Following the Rasch model of Chapter 3, let \(Y_{ij} \in \{0,1\}\) be the response of person \(i \in \{1,\dots,N\}\) on item \(j \in \{1,\dots,M\}\), with ability \(\theta_i\) and difficulty \(\beta_j\). We add one a person-by-item interaction \(\gamma_{ij}\) to the model. The interaction \(\gamma_{ij}\) lets a particular person be unusually good (or bad) on a particular item, over and above what overall ability and difficulty predict: a model that has memorized one specific question, or a question that is idiosyncratically easy for one model family, lives in \(\gamma_{ij}\). We then write the log-odds of a correct response as function of the two main effects and an interaction:

\[ \operatorname{logit} P(Y_{ij} = 1) = \theta_i - \beta_j + \gamma_{ij} \iff P_{ij} \;=\; P(Y_{ij} = 1 \mid \theta_i, \beta_j, \gamma_{ij}) \;=\; \sigma\!\big(\theta_i - \beta_j + \gamma_{ij}\big). \tag{5.1}\]

Subjects and items are not fixed but drawn from populations: \[ \theta_i \sim \mathcal{N}(0, \sigma_p^2), \qquad \beta_j \sim \mathcal{N}(0, \sigma_i^2), \qquad \gamma_{ij} \sim \mathcal{N}(0, \sigma_{pi}^2), \tag{5.2}\]

and treat the population variances—\(\sigma_p^2\) across subjects, \(\sigma_i^2\) across items, and \(\sigma_{pi}^2\) for the person-by-item term—as the quantities to attribute, and ultimately to estimate. On the log-odds scale, the attribution is immediate, because independent effects add:

\[ \operatorname{Var}(\theta_I - \beta_J + \gamma_{IJ}) = \sigma_p^2 + \sigma_i^2 + \sigma_{pi}^2 . \tag{5.3}\]

The person share of this latent variance is the reliability, or one-facet generalizability coefficient,

\[ \rho_\eta = \frac{\sigma_p^2}{\sigma_p^2 + \sigma_i^2 + \sigma_{pi}^2}, \tag{5.4}\]

the fraction of variation that reflects genuine differences between subjects rather than item difficulty or idiosyncratic person–item effects. This is the idealized reliability—what we could achieve if we observed the log-odds \(\eta\) directly. A real benchmark gives only binary responses, whose Bernoulli sampling adds a further, irreducible error; carrying the decomposition through the sigmoid onto that observed scale, and watching the error shrink as items accumulate, is the subject of Section 5.5.

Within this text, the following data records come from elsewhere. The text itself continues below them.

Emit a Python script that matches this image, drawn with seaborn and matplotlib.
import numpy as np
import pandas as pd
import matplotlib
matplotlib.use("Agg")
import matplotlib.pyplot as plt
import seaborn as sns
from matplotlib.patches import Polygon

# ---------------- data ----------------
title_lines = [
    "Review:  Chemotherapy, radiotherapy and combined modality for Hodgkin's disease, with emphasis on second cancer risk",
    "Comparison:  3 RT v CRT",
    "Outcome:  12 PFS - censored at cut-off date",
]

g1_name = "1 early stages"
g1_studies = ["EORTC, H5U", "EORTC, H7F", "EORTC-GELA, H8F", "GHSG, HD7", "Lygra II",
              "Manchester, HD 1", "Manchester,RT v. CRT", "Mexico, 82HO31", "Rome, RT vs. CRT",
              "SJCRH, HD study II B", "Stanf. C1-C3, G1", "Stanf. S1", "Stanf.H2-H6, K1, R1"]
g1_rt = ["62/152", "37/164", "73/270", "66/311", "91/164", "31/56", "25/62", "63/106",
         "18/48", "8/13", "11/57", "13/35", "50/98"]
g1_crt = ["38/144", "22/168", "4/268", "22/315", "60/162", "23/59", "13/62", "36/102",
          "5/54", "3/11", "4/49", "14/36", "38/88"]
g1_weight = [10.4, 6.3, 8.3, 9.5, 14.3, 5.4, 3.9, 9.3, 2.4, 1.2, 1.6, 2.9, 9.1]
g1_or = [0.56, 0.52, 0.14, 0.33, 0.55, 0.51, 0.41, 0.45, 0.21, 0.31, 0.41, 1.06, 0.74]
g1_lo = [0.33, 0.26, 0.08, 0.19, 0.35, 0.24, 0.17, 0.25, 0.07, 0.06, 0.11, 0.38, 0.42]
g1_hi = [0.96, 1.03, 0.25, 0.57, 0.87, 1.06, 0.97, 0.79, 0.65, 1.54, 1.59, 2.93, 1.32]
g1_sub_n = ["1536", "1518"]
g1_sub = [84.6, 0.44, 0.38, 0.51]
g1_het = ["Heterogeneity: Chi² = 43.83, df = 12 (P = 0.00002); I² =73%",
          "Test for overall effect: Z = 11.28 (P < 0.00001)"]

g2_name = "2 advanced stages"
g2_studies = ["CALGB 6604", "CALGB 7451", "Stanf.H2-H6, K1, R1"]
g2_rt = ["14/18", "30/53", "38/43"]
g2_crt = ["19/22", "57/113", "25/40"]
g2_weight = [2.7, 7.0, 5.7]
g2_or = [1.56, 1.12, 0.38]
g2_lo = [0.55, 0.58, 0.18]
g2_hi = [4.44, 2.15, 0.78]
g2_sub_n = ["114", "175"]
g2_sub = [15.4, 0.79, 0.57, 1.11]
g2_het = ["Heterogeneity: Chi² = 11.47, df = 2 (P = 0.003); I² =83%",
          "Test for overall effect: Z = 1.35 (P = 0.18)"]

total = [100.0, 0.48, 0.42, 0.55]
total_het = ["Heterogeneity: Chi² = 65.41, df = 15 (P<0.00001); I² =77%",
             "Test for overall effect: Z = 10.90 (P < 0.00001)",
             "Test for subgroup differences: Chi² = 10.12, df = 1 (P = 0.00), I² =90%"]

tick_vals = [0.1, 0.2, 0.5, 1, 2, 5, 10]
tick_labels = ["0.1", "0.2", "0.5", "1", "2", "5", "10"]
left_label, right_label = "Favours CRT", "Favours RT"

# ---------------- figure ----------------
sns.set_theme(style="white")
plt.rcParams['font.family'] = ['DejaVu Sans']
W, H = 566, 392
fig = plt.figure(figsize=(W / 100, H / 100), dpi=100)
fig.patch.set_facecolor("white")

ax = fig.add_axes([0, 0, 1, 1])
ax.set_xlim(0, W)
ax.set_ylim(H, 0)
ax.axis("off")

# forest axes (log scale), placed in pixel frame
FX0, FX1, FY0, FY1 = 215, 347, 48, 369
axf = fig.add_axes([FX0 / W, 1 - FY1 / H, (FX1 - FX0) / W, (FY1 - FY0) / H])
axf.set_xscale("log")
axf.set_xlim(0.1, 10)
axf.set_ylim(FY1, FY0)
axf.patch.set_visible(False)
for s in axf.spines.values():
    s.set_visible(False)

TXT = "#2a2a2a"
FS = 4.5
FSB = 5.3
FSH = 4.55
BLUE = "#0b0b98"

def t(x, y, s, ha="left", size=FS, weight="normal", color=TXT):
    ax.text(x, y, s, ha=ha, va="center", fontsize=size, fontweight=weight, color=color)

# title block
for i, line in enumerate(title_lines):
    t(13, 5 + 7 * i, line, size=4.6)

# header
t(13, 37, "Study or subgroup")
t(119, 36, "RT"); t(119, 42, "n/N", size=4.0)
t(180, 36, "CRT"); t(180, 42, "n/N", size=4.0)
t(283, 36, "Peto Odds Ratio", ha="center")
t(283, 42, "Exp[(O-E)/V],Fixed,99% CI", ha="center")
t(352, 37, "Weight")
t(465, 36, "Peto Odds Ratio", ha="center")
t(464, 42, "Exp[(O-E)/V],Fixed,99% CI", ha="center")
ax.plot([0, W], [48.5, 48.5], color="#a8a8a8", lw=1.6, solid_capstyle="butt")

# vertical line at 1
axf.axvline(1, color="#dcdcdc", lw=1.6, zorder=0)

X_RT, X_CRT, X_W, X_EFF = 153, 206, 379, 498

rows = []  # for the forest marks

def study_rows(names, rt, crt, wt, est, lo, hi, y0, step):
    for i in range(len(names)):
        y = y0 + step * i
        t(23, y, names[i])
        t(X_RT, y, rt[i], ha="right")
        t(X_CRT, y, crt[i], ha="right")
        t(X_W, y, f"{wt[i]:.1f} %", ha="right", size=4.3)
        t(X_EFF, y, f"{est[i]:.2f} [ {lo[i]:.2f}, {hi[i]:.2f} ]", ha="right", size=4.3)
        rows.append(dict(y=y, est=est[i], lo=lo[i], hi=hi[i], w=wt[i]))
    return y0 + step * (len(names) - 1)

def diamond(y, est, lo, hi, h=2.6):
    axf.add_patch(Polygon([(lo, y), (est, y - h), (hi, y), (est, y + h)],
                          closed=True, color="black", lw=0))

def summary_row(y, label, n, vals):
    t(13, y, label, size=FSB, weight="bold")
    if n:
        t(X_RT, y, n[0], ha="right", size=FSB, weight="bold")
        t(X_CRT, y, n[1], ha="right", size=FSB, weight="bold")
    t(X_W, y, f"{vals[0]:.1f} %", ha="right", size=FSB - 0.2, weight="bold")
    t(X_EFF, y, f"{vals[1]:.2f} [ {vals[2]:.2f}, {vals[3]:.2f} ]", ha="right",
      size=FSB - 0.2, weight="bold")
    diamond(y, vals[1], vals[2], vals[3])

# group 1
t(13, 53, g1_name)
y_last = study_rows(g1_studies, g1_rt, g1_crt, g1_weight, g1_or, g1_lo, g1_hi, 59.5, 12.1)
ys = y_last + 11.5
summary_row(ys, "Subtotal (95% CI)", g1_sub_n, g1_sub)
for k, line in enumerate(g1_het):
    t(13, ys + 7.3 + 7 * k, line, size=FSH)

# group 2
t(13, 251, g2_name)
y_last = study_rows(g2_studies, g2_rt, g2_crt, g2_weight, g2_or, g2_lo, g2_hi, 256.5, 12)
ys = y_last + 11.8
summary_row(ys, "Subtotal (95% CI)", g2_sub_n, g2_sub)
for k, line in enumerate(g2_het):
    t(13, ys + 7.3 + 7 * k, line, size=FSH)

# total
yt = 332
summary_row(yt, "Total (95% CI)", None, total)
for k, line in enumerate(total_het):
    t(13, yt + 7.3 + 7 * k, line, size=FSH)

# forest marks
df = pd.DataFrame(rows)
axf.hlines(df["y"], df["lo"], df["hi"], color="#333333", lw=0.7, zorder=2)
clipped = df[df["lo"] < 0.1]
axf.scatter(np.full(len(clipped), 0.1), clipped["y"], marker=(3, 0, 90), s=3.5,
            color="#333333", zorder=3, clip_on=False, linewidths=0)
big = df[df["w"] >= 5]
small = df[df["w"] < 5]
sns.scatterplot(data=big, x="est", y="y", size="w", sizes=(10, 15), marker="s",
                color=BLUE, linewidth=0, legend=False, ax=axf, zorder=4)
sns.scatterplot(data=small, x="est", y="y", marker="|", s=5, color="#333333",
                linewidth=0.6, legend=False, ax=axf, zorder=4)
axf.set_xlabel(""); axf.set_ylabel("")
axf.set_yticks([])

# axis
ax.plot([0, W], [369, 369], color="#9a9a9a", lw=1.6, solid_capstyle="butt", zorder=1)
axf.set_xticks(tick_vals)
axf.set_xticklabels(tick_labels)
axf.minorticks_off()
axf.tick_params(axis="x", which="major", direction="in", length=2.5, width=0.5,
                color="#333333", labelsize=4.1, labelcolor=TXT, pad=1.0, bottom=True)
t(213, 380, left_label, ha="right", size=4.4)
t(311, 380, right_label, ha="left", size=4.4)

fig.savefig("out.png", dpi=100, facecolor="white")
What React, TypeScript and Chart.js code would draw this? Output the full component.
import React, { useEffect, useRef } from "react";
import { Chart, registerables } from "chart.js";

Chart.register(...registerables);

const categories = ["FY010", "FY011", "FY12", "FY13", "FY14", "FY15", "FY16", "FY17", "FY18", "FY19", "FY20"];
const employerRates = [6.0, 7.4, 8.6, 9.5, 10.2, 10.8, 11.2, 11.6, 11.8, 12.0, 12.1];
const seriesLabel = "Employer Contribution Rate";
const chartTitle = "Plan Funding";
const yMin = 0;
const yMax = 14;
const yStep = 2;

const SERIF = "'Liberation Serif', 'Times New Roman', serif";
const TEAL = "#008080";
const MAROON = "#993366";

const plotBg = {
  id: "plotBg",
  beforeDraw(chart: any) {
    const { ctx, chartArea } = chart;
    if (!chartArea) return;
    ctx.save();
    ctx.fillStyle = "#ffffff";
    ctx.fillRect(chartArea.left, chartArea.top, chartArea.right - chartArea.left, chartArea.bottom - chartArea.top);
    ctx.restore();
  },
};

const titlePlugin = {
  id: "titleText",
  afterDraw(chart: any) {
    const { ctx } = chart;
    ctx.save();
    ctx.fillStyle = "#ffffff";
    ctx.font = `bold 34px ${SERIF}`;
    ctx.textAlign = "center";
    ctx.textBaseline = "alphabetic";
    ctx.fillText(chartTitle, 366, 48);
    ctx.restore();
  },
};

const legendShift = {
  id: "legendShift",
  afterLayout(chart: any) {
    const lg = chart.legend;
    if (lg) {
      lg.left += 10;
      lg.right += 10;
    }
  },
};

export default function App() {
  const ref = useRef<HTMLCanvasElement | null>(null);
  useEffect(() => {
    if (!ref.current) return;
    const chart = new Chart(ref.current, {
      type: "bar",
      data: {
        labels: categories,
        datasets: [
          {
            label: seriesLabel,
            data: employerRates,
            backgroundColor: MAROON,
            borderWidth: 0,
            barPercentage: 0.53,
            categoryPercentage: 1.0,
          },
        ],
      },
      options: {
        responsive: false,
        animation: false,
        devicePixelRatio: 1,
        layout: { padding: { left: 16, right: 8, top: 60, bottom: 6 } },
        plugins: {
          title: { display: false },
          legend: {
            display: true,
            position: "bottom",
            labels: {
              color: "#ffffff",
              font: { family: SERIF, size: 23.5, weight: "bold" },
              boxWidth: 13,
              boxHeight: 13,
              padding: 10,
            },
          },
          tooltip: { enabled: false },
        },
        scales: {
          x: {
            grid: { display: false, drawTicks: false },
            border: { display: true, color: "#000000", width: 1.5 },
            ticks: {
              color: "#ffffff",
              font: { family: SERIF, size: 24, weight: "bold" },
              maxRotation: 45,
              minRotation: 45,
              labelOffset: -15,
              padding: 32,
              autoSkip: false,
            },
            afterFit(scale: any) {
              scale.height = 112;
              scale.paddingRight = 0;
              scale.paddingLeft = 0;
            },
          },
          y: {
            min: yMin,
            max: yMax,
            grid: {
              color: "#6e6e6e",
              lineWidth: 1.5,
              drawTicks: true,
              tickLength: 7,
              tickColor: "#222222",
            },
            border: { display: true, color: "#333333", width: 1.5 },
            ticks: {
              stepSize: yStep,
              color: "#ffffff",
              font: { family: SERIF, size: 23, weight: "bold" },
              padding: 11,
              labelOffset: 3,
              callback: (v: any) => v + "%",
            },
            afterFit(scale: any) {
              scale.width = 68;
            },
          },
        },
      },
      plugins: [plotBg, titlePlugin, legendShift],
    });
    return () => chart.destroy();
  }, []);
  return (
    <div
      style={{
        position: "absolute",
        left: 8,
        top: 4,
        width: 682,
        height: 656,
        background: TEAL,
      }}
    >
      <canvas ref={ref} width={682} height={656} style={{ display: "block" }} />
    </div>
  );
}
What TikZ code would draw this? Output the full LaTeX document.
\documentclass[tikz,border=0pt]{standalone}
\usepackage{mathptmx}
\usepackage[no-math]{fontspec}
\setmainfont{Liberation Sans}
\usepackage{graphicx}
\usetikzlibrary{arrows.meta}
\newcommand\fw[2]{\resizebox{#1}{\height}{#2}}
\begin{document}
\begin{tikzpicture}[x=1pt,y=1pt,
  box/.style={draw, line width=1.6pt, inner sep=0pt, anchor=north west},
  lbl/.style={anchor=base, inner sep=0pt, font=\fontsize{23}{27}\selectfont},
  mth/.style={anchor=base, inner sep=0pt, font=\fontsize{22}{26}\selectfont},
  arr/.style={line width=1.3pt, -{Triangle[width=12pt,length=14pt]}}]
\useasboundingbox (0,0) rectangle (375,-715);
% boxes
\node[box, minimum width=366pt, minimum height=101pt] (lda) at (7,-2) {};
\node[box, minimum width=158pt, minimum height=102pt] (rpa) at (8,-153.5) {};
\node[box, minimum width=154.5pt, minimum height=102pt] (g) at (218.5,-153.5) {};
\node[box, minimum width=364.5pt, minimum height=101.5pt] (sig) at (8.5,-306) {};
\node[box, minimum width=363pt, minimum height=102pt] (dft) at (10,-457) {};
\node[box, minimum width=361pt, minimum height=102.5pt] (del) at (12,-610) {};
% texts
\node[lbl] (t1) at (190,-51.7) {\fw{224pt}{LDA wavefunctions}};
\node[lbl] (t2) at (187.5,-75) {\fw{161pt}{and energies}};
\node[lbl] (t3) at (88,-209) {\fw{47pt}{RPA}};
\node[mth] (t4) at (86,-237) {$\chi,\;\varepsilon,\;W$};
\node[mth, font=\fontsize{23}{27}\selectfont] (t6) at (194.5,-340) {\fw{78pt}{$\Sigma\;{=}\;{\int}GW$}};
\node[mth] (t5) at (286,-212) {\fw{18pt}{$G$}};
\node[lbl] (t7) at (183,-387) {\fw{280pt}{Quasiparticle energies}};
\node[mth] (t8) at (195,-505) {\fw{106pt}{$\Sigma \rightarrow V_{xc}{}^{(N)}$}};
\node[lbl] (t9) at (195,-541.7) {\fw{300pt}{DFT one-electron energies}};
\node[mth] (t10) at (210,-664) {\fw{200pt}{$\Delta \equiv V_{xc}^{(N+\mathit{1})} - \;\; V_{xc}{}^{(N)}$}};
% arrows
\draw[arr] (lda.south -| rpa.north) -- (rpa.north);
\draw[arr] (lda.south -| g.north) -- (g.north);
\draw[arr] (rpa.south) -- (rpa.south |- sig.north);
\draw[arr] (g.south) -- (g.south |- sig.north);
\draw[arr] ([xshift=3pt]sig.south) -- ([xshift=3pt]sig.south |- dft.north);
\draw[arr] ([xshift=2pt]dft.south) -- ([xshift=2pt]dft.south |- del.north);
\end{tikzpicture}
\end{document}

The decomposition is not limited to two facets. An evaluation that also varies raters—and, across runs, occasions—adds their main effects and interactions; because independent effects still add on the log-odds scale, each facet brings its own variance components. For models (\(p\)) answering items (\(i\)) scored by raters (\(r\)),

\[ \operatorname{Var}(\eta) = \sigma_p^2 + \sigma_i^2 + \sigma_r^2 + \sigma_{pi}^2 + \sigma_{pr}^2 + \sigma_{ir}^2 + \sigma_{pir}^2 , \tag{5.5}\]

one component per facet (\(\sigma_p^2\) model, \(\sigma_i^2\) item, \(\sigma_r^2\) rater) and one per interaction; the first three terms are Equation 5.3, the rest are what the rater facet adds. Every mechanism of Section 5.1 is one of these components—rater disagreement is \(\sigma_r^2\) and \(\sigma_{pr}^2\), run-to-run drift adds an occasion facet—and generalizability theory (Section 5.6) estimates them and spends a fixed budget of items and raters to drive the error down.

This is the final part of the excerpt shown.